A court case between MTN Nigeria and Nigeria’s attorney-general’s office over a $2 billion demand in back taxes by the federal government has been adjourned till December 3.
At the Federal High Court in Ikoyi, the government, in the preliminary objection, which it filed Wednesday, asked the court to strike out the telecom giant’s case on a technicality, arguing that MTN’s right to go to court arose on May 20 when it received the first letter from the attorney general’s office.
It stated that by filing in September, MTN’s court filing was outside the legally stipulated three-month period within which civil claims can be brought before a Nigerian court.
The company’s legal team, led by Wole Olanipekun, a senior advocate of Nigeria (SAN), said they will wait for the government to file a full reply to its suit.
However, people familiar with the matter say the company will argue that its right to seek legal redress arose on August 20 when the public prosecutor made a “clear and unequivocal demand for payment from MTN Nigeria.” and issued a 14-day deadline.
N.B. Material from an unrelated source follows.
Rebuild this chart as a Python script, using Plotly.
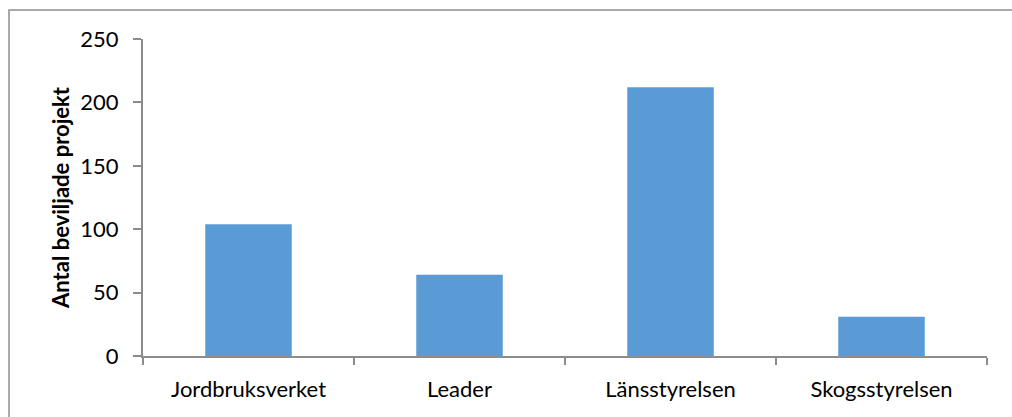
import plotly.graph_objects as go

# Antal beviljade projekt per myndighet
categories = ["Jordbruksverket", "Leader", "Länsstyrelsen", "Skogsstyrelsen"]
projects = [104, 64, 212, 31]
y_ticks = [0, 50, 100, 150, 200, 250]

W, H = 1012, 417
L, R, T, B = 143, 25, 39, 61
pw, ph = W - L - R, H - T - B

axis_color = "#8c8c8c"
font_family = "Lato, 'Open Sans', sans-serif"

fig = go.Figure(
    go.Bar(
        x=categories,
        y=projects,
        marker=dict(color="#5B9BD5", line=dict(width=0)),
        width=0.41,
    )
)

# outer chart frame (top and left edges visible within the window)
def px_x(p):
    return (p - L) / pw

def px_y(p):
    return (H - B - p) / ph

fig.add_shape(
    type="rect", xref="paper", yref="paper",
    x0=px_x(9), x1=px_x(W + 10), y0=px_y(H + 10), y1=px_y(10),
    line=dict(color="#8f8f8f", width=1.5), fillcolor="rgba(0,0,0,0)",
    layer="below",
)

fig.update_layout(
    width=W, height=H,
    margin=dict(l=L, r=R, t=T, b=B),
    paper_bgcolor="white", plot_bgcolor="white",
    showlegend=False,
    font=dict(family=font_family, size=22, color="black"),
    xaxis=dict(
        type="category",
        showline=True, linecolor=axis_color, linewidth=2,
        ticks="outside", tickson="boundaries", ticklen=7, tickwidth=2,
        tickcolor=axis_color, showgrid=False, zeroline=False,
        tickfont=dict(size=22), ticklabelstandoff=13,
    ),
    yaxis=dict(
        range=[0, 250], tickvals=y_ticks,
        showline=True, linecolor=axis_color, linewidth=2,
        ticks="outside", ticklen=8, tickwidth=2, tickcolor=axis_color,
        showgrid=False, zeroline=False,
        tickfont=dict(size=22), ticklabelstandoff=10,
        title=dict(
            text="<b>Antal beviljade projekt</b>",
            font=dict(size=22), standoff=5,
        ),
    ),
)

fig.write_html("out.html")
Speaking after the court proceedings, one of the lawyers for MTN Nigeria, Fabian Ajogwu, also a senior advocate of Nigeria, said the company has filed an injunction asking the court to restrain the government from “disturbing or otherwise interfering with the business of the company.”
He added that he was confident that all parties will “respect the powers and jurisdiction of the court.”
In addition to the $2 billion tax demand from the attorney general’s office, the telecoms firm is facing a separate legal fight with the Central Bank of Nigeria over allegations that it illegally transferred $8.1 billion from the country in breach of foreign exchange regulations, an assertion the company denies.
A court hearing, in the CBN’s case, has been set for December 4.